The case also turned on the issue of ensuing loss. Fabian said his side wasn’t claiming the damage to the pipes, but rather the damage from the water, which they argued is an ensuing loss.

“In this case, the damage to the pipe is not covered, but all of the water damage caused by the water escaping from the now-damaged pipe is covered,” Fabian said. “This is an issue we repeatedly have to litigate.”

Fabian added that making policyholders aware of the ensuing loss possibility is a big part of handling property insurance claims.

“So many people are not aware that while the initial cause of loss may not be covered, the overwhelming majority of your damages may still be covered as an ensuing loss. People are not aware of that, and insurance companies frequently do not make their policyholders aware,” Fabian said.

Liss said that once the issue of ensuing loss was settled, both parties agreed that the damages would be resolved through appraisal.

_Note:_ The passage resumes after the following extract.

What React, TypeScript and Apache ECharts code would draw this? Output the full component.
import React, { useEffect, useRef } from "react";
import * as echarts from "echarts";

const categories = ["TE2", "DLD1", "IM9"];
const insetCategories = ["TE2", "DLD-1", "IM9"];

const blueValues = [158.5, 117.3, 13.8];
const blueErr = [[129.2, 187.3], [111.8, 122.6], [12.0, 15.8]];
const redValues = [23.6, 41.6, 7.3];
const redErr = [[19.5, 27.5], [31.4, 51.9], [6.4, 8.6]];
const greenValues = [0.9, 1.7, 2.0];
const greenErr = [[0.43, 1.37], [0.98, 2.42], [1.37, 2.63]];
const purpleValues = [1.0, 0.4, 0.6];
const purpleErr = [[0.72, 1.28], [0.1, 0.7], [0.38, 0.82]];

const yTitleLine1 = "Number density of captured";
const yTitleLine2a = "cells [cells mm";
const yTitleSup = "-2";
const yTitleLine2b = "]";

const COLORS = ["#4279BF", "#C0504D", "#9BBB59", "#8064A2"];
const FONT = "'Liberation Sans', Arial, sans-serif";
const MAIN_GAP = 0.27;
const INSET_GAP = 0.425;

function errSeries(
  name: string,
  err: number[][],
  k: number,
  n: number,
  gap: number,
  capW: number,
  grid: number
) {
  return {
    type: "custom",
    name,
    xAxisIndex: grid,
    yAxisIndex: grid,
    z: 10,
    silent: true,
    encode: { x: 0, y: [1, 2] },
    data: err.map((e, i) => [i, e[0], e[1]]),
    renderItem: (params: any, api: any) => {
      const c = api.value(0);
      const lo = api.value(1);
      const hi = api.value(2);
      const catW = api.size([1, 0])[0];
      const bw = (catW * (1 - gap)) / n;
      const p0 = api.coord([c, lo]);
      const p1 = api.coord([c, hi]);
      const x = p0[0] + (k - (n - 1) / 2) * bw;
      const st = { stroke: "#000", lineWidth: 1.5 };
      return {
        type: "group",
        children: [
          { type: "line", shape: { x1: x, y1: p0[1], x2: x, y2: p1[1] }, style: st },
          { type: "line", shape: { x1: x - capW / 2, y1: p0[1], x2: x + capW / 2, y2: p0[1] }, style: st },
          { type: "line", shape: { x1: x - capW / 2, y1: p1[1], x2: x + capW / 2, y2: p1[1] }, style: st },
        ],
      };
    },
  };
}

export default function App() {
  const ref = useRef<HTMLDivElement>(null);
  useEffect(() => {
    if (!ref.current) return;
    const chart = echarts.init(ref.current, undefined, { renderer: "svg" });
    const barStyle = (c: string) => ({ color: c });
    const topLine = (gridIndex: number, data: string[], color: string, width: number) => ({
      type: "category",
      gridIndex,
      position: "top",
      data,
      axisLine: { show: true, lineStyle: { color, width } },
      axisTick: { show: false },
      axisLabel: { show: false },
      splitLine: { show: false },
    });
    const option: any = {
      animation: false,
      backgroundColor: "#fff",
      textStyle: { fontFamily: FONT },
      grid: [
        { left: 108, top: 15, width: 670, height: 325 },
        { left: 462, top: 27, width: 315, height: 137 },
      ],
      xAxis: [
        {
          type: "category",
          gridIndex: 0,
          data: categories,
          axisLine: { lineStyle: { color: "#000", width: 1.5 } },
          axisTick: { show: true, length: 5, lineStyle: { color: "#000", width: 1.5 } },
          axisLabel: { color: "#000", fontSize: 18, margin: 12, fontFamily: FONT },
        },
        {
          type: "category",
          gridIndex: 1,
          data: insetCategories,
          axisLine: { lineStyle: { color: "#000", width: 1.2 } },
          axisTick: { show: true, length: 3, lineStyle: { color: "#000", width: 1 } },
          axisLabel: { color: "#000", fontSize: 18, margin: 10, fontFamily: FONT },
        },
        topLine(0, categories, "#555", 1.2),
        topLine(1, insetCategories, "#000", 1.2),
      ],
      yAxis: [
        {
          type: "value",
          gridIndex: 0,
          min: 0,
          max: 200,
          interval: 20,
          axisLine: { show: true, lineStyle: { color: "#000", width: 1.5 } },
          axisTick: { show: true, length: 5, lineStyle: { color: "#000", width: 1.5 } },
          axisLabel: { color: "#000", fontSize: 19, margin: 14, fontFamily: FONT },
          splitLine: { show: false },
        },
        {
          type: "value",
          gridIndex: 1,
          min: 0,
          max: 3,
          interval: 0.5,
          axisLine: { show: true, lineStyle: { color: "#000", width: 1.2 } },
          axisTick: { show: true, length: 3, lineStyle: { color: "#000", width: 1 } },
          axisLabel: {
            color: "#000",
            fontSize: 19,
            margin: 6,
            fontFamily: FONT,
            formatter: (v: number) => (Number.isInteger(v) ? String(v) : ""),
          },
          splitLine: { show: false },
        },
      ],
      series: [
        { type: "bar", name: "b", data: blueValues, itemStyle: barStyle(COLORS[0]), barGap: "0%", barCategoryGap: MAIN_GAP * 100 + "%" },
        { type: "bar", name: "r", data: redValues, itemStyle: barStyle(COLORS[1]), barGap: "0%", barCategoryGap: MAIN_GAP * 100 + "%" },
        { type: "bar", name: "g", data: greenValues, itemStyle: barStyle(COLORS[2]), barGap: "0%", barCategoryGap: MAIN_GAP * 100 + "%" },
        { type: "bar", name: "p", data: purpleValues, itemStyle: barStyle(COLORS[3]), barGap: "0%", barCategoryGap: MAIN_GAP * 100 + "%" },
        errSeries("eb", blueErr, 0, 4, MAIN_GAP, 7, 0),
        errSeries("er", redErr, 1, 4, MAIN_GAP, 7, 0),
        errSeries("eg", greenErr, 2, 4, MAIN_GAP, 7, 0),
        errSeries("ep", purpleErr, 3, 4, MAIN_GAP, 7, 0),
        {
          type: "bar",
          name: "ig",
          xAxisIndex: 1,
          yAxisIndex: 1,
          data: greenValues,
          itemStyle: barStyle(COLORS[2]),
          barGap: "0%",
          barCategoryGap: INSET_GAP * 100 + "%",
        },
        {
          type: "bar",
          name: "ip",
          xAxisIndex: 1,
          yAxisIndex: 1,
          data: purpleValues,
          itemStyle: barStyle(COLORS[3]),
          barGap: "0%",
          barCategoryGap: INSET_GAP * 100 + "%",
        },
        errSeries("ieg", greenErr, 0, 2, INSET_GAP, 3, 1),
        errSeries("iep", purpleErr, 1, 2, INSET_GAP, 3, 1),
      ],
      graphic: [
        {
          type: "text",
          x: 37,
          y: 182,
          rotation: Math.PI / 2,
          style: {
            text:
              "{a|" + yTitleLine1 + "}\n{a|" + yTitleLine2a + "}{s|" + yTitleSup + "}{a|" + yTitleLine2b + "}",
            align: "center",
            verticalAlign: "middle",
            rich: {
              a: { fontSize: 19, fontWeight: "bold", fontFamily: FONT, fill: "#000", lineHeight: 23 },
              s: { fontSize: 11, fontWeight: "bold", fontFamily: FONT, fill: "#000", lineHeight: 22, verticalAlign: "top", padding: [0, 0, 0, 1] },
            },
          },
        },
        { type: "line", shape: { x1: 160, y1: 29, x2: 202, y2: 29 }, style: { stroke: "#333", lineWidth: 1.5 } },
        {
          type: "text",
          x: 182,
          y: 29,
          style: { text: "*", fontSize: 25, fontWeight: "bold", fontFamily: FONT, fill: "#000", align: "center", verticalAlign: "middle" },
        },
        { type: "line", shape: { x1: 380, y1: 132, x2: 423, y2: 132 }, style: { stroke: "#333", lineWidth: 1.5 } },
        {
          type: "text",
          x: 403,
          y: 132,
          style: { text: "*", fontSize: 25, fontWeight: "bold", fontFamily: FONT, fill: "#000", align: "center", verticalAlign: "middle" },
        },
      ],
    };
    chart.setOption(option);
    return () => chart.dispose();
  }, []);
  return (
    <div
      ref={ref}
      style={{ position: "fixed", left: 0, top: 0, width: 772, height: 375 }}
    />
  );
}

“The policy is required to contain an appraisal clause which is akin to arbitration. That’s ultimately how the damages get resolved. A lot of the cases are purely about forcing them to go to appraisal,” Liss said.

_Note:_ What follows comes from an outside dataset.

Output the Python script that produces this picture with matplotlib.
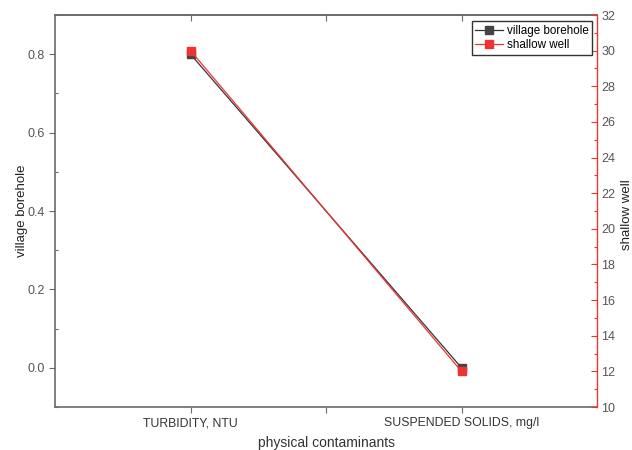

On the issue of failing to comply with duties after loss, Fabian said Farm Bureau tried to claim the homeowner never reported water damage resulting from the windstorm damage, just that he had wind damage.

“You have an obligation to report the loss, but not the extent of the damages. Obviously, the report of having wind damage and not saying part of the damage is now due to water entering the home doesn’t bar a policyholder from proceeding with the damages due to the water,” Fabian said.

There were four appraisal awards totaling $4,769,833 on a replacement cost basis and $3,970,187 on an actual cash value basis.

Farm Bureau also was liable for penalty interest of more than $1.2 million for failing to timely pay the claims.

“Under the statute applicable to these types of policies, the failure to timely pay a claim, regardless of whether the claim was reasonably in dispute, requires the insurance company to pay 12 percent in penalty interest. Given the size of these claims and the length of the litigation, the penalty interest exceeded $1 million,” Liss said.

Farm Bureau counsel John D. Honeyman declined to comment on this case.